◆ **WHAT YOU HAVE TO DO**
Return, exactly as written, the lines that start at the one holding "Rebuild this chart" and end at the one holding "const yawHSC = [25.7, 0.32];", with both of those lines kept. Skip any pictures.

Records from a data collection:
########

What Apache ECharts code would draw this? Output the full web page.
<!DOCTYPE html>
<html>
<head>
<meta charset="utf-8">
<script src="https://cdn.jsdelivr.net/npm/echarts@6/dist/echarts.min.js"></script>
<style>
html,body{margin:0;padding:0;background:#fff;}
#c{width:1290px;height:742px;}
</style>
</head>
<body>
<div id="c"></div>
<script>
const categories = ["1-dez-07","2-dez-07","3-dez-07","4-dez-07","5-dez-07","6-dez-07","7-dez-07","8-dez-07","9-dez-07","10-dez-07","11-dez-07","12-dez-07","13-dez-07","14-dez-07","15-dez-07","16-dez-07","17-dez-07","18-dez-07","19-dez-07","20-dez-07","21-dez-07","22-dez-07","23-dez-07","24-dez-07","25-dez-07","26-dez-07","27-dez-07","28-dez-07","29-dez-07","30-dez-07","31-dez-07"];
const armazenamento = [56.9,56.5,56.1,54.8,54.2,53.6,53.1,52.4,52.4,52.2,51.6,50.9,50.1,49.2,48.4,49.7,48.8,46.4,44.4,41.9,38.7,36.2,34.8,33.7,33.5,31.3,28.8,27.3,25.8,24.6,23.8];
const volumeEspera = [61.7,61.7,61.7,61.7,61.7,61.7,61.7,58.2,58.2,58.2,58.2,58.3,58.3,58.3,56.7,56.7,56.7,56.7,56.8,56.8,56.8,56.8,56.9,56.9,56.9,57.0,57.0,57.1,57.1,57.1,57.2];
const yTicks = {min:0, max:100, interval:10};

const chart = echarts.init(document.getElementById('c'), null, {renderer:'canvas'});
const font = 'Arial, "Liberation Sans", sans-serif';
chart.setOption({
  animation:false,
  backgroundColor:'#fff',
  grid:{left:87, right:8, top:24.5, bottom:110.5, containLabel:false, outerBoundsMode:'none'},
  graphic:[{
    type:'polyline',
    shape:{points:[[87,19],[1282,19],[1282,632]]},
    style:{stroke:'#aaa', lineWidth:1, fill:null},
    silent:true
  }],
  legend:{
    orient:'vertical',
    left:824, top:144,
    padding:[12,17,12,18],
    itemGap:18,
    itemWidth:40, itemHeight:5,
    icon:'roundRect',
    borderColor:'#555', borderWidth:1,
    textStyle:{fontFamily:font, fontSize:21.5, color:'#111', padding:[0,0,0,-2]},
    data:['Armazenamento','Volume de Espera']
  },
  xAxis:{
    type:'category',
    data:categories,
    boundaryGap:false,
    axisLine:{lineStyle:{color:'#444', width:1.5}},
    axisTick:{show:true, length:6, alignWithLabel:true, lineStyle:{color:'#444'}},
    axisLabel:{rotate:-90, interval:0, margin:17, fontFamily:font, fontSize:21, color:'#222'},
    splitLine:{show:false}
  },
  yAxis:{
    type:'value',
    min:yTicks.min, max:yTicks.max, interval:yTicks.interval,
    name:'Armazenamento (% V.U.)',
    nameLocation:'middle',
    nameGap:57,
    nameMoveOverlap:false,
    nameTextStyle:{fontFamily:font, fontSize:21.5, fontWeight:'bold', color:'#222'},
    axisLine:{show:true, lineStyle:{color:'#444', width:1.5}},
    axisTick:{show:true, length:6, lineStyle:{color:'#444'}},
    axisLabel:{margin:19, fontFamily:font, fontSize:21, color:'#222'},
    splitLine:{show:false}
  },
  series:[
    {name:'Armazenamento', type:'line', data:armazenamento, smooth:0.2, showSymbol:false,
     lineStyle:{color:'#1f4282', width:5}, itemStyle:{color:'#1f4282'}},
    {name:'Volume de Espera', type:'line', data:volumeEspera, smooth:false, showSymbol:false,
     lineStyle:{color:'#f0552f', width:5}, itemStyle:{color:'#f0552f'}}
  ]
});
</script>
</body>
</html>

########

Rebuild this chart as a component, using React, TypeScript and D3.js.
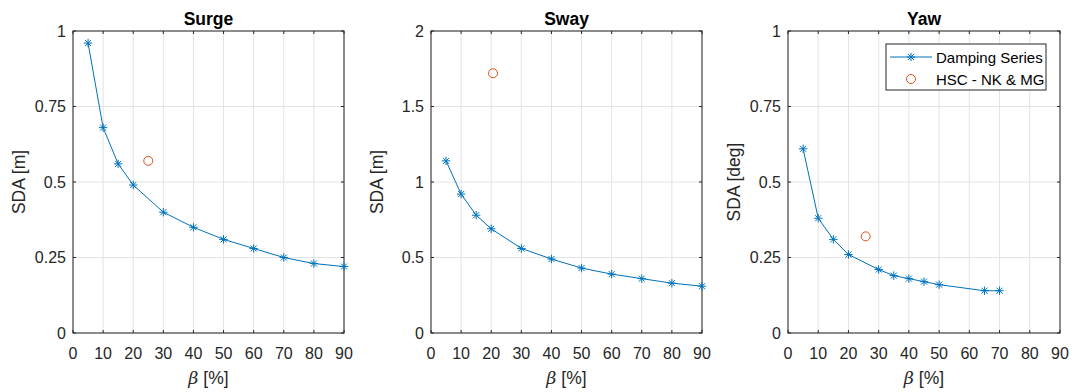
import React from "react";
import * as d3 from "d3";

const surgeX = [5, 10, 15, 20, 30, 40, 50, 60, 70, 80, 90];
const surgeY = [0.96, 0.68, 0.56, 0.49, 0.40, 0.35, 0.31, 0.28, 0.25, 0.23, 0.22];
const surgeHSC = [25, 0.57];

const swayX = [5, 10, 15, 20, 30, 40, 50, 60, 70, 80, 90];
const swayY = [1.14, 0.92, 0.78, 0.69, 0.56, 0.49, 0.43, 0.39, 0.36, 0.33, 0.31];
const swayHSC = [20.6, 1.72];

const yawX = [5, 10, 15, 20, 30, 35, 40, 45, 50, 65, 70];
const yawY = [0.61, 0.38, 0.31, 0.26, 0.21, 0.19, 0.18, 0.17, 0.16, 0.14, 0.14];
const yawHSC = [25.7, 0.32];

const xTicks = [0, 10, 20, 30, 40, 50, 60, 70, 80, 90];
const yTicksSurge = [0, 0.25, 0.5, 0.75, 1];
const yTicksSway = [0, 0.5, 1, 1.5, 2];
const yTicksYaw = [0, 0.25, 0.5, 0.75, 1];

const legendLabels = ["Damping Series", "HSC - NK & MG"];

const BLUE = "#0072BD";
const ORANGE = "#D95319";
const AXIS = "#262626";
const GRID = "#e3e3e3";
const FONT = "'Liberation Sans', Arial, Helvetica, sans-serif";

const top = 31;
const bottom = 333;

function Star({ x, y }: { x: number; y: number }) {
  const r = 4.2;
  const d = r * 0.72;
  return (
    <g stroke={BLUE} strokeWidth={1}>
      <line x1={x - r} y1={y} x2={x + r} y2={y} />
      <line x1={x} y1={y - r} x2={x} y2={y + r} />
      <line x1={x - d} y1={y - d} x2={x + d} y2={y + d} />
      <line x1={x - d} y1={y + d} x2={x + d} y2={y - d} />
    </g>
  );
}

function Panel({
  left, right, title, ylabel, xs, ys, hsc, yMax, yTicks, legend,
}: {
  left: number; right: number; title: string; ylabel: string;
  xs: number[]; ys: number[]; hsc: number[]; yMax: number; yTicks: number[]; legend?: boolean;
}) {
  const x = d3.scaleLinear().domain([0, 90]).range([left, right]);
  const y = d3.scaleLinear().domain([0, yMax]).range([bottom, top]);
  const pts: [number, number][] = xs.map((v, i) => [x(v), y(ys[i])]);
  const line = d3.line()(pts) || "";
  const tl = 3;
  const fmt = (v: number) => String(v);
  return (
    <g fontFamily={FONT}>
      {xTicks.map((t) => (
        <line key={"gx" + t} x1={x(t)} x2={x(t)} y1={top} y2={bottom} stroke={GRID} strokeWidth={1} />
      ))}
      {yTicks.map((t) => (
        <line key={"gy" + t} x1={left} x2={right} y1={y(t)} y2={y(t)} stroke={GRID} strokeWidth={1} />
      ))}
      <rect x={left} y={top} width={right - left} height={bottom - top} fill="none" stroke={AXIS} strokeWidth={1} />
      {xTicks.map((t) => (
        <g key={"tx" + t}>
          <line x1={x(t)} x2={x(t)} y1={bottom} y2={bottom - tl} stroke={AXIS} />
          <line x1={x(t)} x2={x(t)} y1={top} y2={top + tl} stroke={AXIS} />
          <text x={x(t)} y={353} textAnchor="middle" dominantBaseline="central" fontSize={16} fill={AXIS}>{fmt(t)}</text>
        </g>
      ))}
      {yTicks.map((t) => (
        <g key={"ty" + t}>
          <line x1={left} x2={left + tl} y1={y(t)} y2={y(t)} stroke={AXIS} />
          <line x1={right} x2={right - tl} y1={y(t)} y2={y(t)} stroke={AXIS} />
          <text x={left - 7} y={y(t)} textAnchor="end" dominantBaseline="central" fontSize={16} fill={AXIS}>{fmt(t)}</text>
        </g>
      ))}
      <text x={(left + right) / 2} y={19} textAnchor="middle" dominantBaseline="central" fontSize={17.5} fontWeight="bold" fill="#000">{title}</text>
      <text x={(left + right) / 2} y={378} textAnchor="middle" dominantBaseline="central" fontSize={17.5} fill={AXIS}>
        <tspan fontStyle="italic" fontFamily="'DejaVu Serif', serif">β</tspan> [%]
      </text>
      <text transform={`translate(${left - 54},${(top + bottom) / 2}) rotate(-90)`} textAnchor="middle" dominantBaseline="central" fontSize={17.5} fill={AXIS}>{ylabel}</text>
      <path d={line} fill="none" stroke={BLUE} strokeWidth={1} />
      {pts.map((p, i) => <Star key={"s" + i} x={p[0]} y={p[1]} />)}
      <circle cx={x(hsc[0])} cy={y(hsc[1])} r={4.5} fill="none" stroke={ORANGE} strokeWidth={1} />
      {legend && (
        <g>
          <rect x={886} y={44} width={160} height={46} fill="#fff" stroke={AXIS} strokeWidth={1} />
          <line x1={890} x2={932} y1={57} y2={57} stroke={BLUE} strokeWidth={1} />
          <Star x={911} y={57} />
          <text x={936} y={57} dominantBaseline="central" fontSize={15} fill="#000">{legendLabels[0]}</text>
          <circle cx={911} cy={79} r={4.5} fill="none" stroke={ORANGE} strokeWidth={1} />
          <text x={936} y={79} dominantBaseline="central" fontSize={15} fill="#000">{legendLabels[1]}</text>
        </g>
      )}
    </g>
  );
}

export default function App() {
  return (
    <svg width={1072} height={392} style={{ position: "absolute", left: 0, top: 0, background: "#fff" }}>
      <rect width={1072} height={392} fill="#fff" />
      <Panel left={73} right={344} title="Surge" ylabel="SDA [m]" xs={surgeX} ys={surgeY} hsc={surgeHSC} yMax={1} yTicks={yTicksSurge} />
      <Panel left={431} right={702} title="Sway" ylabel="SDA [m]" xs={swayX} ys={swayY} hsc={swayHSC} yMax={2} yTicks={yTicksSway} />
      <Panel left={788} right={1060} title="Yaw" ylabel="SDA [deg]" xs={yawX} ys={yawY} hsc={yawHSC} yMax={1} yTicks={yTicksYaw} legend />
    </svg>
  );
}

########

◆ **RESULT BELOW**
Rebuild this chart as a component, using React, TypeScript and D3.js.
import React from "react";
import * as d3 from "d3";

const surgeX = [5, 10, 15, 20, 30, 40, 50, 60, 70, 80, 90];
const surgeY = [0.96, 0.68, 0.56, 0.49, 0.40, 0.35, 0.31, 0.28, 0.25, 0.23, 0.22];
const surgeHSC = [25, 0.57];

const swayX = [5, 10, 15, 20, 30, 40, 50, 60, 70, 80, 90];
const swayY = [1.14, 0.92, 0.78, 0.69, 0.56, 0.49, 0.43, 0.39, 0.36, 0.33, 0.31];
const swayHSC = [20.6, 1.72];

const yawX = [5, 10, 15, 20, 30, 35, 40, 45, 50, 65, 70];
const yawY = [0.61, 0.38, 0.31, 0.26, 0.21, 0.19, 0.18, 0.17, 0.16, 0.14, 0.14];
const yawHSC = [25.7, 0.32];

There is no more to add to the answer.